Bulbophyllum weinthalii, commonly known as the wax orchid, is a species of epiphytic orchid that forms dense clumps on hoop pine (Araucaria cunninghamii). It has crowded pseudobulbs each with a single thin, leathery, dark green leaf and a single white, green or cream-coloured flower with red or purplish markings. It occurs from south-eastern Queensland to Dorrigo National Park in New South Wales.

== Description ==
Bulbophyllum weinthalii is an epiphytic herb that forms dense clumps with crowded pseudobulbs 10-20 mm long, 9-14 mm wide and covered with a white sheath. Each pseudobulb has a thin, leathery, dark green, narrow elliptic to egg-shaped leaf 20-30 mm long and 4-9 mm wide. There is a single white, green or cream-coloured flower with red or purplish markings, 5-7 mm long and 15-20 mm wide. The sepals and petals are thick, fleshy and waxy. The dorsal sepal is oblong to egg-shaped, 8-12 mm long and 4-6 mm wide. The lateral sepals are triangular, 9-13 mm long, 8-11 mm wide and spread widely apart from each other. The petals are 6-8 mm long, 3-4 mm and curve inwards. The labellum is about 8 mm long, 5 mm wide, thick and fleshy and curved with a groove along its midline. Flowering occurs from March to May.

==Taxonomy and naming==
Bulbophyllum weinthalii was first formally described in 1933 by Richard Sanders Rogers and the description was published in Transactions and Proceedings of the Royal Society of South Australia from a specimen collected by "Mr. F.A. Weinthal". The specific epithet (weinthalii) honours the collector of the type specimen.

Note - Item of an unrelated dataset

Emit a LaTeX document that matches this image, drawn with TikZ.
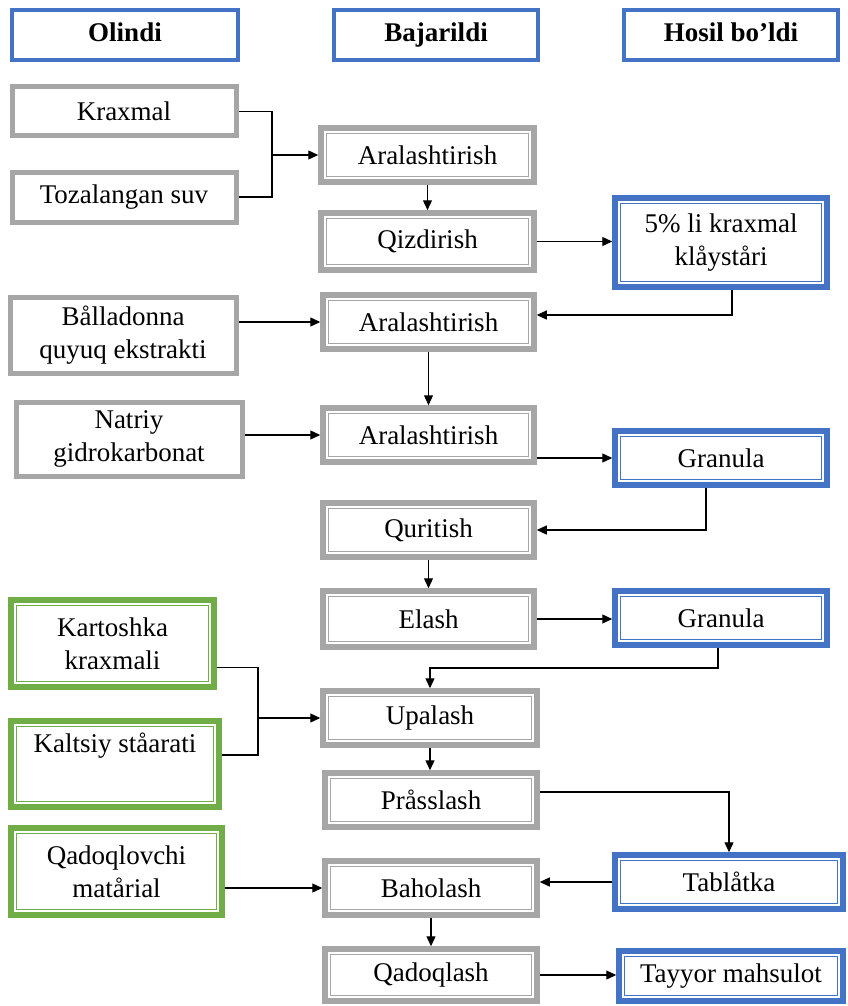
\documentclass[tikz,border=0pt]{standalone}
\usepackage{fontspec}
\setmainfont{Liberation Serif}
\usetikzlibrary{arrows.meta}

\definecolor{boxgray}{HTML}{A6A6A6}
\definecolor{boxblue}{HTML}{4472C4}
\definecolor{boxgreen}{HTML}{70AD47}

\tikzset{
  base/.style={rectangle, fill=white, align=center, inner sep=2pt,
    font=\fontsize{27}{33}\selectfont},
  plain/.style={base, draw=#1, line width=5pt},
  twin/.style={base, draw=#1, line width=5.5pt},
  head/.style={plain=boxblue, line width=4.5pt,
    font=\fontsize{27}{33}\selectfont\bfseries,
    execute at begin node=\strut},
  wire/.style={line width=1.3pt},
  link/.style={wire, -{Triangle[length=10pt,width=9pt]}},
}

% box from its border corners: style, name, x1, y1, x2, y2, text
\newcommand\bx[7]{%
  \node[#1, minimum width={#5-#3}, minimum height={#6-#4}]
    (#2) at ({(#3+#5)/2},{(#4+#6)/2}) {#7};}
% thin inner frame of a double-bordered box: name, colour
\newcommand\innerframe[2]{%
  \draw[#2, line width=1.1pt]
    ([shift={(8.1pt,-8.1pt)}]#1.north west) rectangle
    ([shift={(-8.1pt,8.1pt)}]#1.south east);}
% double-bordered box: colour, name, x1, y1, x2, y2, text
\newcommand\tb[7]{\bx{twin=#1}{#2}{#3}{#4}{#5}{#6}{#7}\innerframe{#2}{#1}}

\begin{document}
\begin{tikzpicture}[x=1pt,y=-1pt]
  \useasboundingbox[fill=white] (0,0) rectangle (848,1006);

  % column headers
  \bx{head}{hin}{12}{10}{238}{60}{Olindi}
  \bx{head}{hdo}{334}{10}{538}{60}{Bajarildi}
  \bx{head}{hout}{624}{10}{838}{60}{Hosil bo’ldi}

  % raw materials
  \bx{plain=boxgray}{krax}{12}{87}{236}{136}{Kraxmal}
  \bx{plain=boxgray}{suv}{12}{172}{236}{222}{Tozalangan suv}
  \bx{plain=boxgray}{bal}{10}{297}{236}{373}{Bålladonna\\quyuq ekstrakti}
  \bx{plain=boxgray}{nat}{16}{402}{242}{476}{Natriy\\gidrokarbonat}
  \tb{boxgreen}{kart}{11}{600}{214}{687}{Kartoshka\\kraxmali}
  \tb{boxgreen}{kal}{11}{721}{219}{807}{Kaltsiy ståarati\\\strut}
  \tb{boxgreen}{pack}{11}{828}{222}{915}{Qadoqlovchi\\matårial}

  % process steps
  \tb{boxgray}{a1}{321}{128}{534}{182}{Aralashtirish}
  \tb{boxgray}{qiz}{321}{213}{534}{270}{Qizdirish}
  \tb{boxgray}{a2}{323}{295}{534}{349}{Aralashtirish}
  \tb{boxgray}{a3}{323}{408}{534}{462}{Aralashtirish}
  \tb{boxgray}{qur}{323}{503}{534}{557}{Quritish}
  \tb{boxgray}{ela}{323}{591}{534}{647}{Elash}
  \tb{boxgray}{upa}{323}{691}{537}{745}{Upalash}
  \tb{boxgray}{pra}{325}{773}{537}{827}{Pråsslash}
  \tb{boxgray}{bah}{325}{861}{537}{915}{Baholash}
  \tb{boxgray}{qad}{325}{949}{537}{1001}{Qadoqlash}

  % intermediate and final products
  \tb{boxblue}{kle}{615}{198}{827}{287}{5\% li kraxmal\\klåyståri}
  \tb{boxblue}{gr1}{615}{431}{827}{485}{Granula}
  \tb{boxblue}{gr2}{615}{591}{827}{645}{Granula}
  \tb{boxblue}{tab}{615}{855}{843}{909}{Tablåtka}
  \tb{boxblue}{fin}{619}{951}{843}{1001}{Tayyor mahsulot}

  % helper coordinates for bends
  \coordinate (x272) at (272,0);
  \coordinate (x258) at (258,0);
  \coordinate (y668) at (0,668);

  % connectors
  \draw[wire] (krax.east) -| (x272 |- a1.west) |- (suv.east);
  \draw[link] (x272 |- a1.west) -- (a1.west);
  \draw[link] (a1.south) -- (qiz.north);
  \draw[link] (qiz.east) -- (qiz.east -| kle.west);
  \draw[link] ([xshift=11pt]kle.south) |- ([yshift=7pt]a2.east);
  \draw[link] (a2.west -| bal.east) -- (a2.west);
  \draw[link] (a2.south) -- (a2.south |- a3.north);
  \draw[link] (a3.west -| nat.east) -- (a3.west);
  \draw[link] (gr1.west -| a3.east) -- (gr1.west);
  \draw[link] ([xshift=-15pt]gr1.south) |- (qur.east);
  \draw[link] (qur.south) -- (ela.north);
  \draw[link] (ela.east) -- (ela.east -| gr2.west);
  \draw[link] ([xshift=-3pt]gr2.south) |- (y668 -| upa.north) -- (upa.north);
  \draw[wire] ([yshift=-24pt]kart.east) -| (x258 |- upa.west) |- ([yshift=9pt]kal.east);
  \draw[link] (x258 |- upa.west) -- (upa.west);
  \draw[link] (upa.south) -- (upa.south |- pra.north);
  \draw[link] ([yshift=8pt]pra.east) -| (tab.north);
  \draw[link] (tab.west) -- (tab.west -| bah.east);
  \draw[link] (bah.west -| pack.east) -- (bah.west);
  \draw[link] (bah.south) -- (qad.north);
  \draw[link] (qad.east) -- (qad.east -| fin.west);
\end{tikzpicture}
\end{document}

In 2001, David Jones described two subspecies of B. weithalii in The Orchadian, and the names are accepted by the Australian Plant Census:
- Bulbophyllum weinthalii subsp. weinthalii, commonly known as blotched wax orchid which has coloured spots and blotches on the flowers and has a more southerly distribution.
- Bulbophyllum weinthalii subsp. striatum, streaked wax orchid which has coloured striations on the flowers, a more northerly distribution and grows at lower altitudes than the autonym.

==Distribution and habitat==
Wax orchid grows on the scaly bark on the upper branches of hoop pine in rainforest between the Kroombit Tops National Park in Queensland and the Dorrigo National Park in New South Wales. Subspecies striatum only occurs in the extreme north of the distribution.